In terms of inventory management, real-time information is vital. If there are any changes to your inventory, this information should be relayed immediately to ensure that your company receives and delivers the determined amount of product. This information will also allow you to better prepare your storage spaces and delivery services, so you know exactly how much space each shipment requires. Not only will this save you a great deal of money, but it will help you plan for future inventory and freight planning. Beyond inventory updates, real-time information also can provide you with event-based early warnings. This will notify you of possible weather-caused delays, late deliveries, rerouted shipments, and other disrupting events that could catch you off-guard. Once warned, you have the opportunity to adjust in advance to minimize any consequences. This allows you quickly react and continue to maximize value while handling disruptions.

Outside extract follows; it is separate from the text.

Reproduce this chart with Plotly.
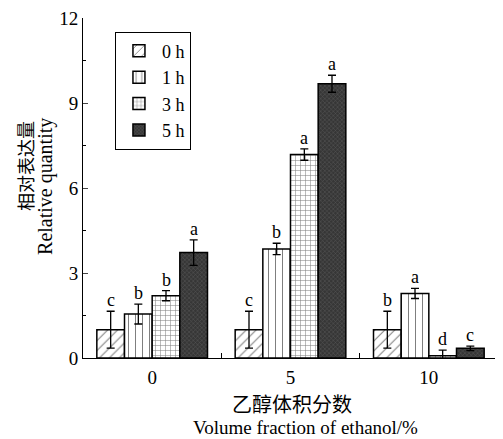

The earlier you receive vital information, the better you can plan your reaction. Creating a more responsive production environment will open countless doors for your organization to improve and integrate. With accurate and efficient real-time information, you will have a more cohesive relationship between sales and operations, allowing you to create and fulfill more successful long-term goals without unexpected disruptions. Improved adaptability from real-time information can even lead to improved customer service. With real-time updates about the product, shipping, and delivery status, you can relay this information to your customers, putting them at ease knowing exactly where their item is at any time. Additionally, in giving your customers access to this information, there will be less unnecessary contact made regarding an order's status or location – they will already have that information! This will elevate your customers’ trust in you, developing a strong sense of satisfaction and loyalty.
Now that you have a better understanding of real-time supply chain visibility and its significance, we will dive into some use cases to illustrate practical approaches to achieving this visibility.
- Exception handling: As supply chain visibility provides manufacturers with tracking on products' physical location, it allows them to control and route the supply chain as it moves. Through every step of the supply chain, manufacturers and retailers will have the ability to track and monitor products to ensure efficient shipping between destinations and timely arrival. While it may seem as though this does not drastically improve supply chain logistics, this allows you to quickly realign operations when unforeseen events occur and understand precisely where materials are within the process.
- Vehicle Logistics: In terms of the automotive industry, supply chain visibility often goes overlooked, but it does not have to be. There is usually a blind spot between a finished vehicle leaving a manufacturer and arriving to a customer where no involved parties have the vehicle's status – not even knowing whether it is on land or sea. Even with some current systems, there is typically a 5% deviation in the system-shown location of the vehicle and its actual location, causing confusion and frustration. With real-time supply chain visibility, you will have the vehicle's exact location, allowing for concrete calculations of arrival time.
- Stop Shipment: Stop shipments notifications are just that – alerts sent out to stop automotive productions in case of manufacturing errors. These allow manufacturers to stop the production process before faulty cars are completely or sent out and then repair any mistakes. This can affect anywhere from one vehicle to thousands, so it is vital to call the stop notification as quickly as possible to avoid losing any more time or money. Most current stop shipment procedures involve manually running through lists and emails to stop movement, but often some cars leave the facility before the notification is received. With real-time supply chain visibility, you can prevent these production mistakes altogether, but if not completely prevent them - resolve them with incredible speed. Once alerted, all faulty vehicles are quickly identified, updating inventory, and preventing shipment.
Real-time visibility is key to running an efficient supply chain, and most companies are achieving it through digitization. Digitization is a broad term, but essentially, it incorporates AI and similar cloud services into your supply chain, allowing you the real-time visibility we have discussed. This will provide you with constant tracking and monitoring, accurate data analysis and calculations, in addition to alerts warning you of any possible interferences. In utilizing these services, your organization will have full-time monitoring access to every step of the supply chain, allowing you to adjust and optimize operations, prevent and respond to disruptions, and satisfy customers – while saving time and money.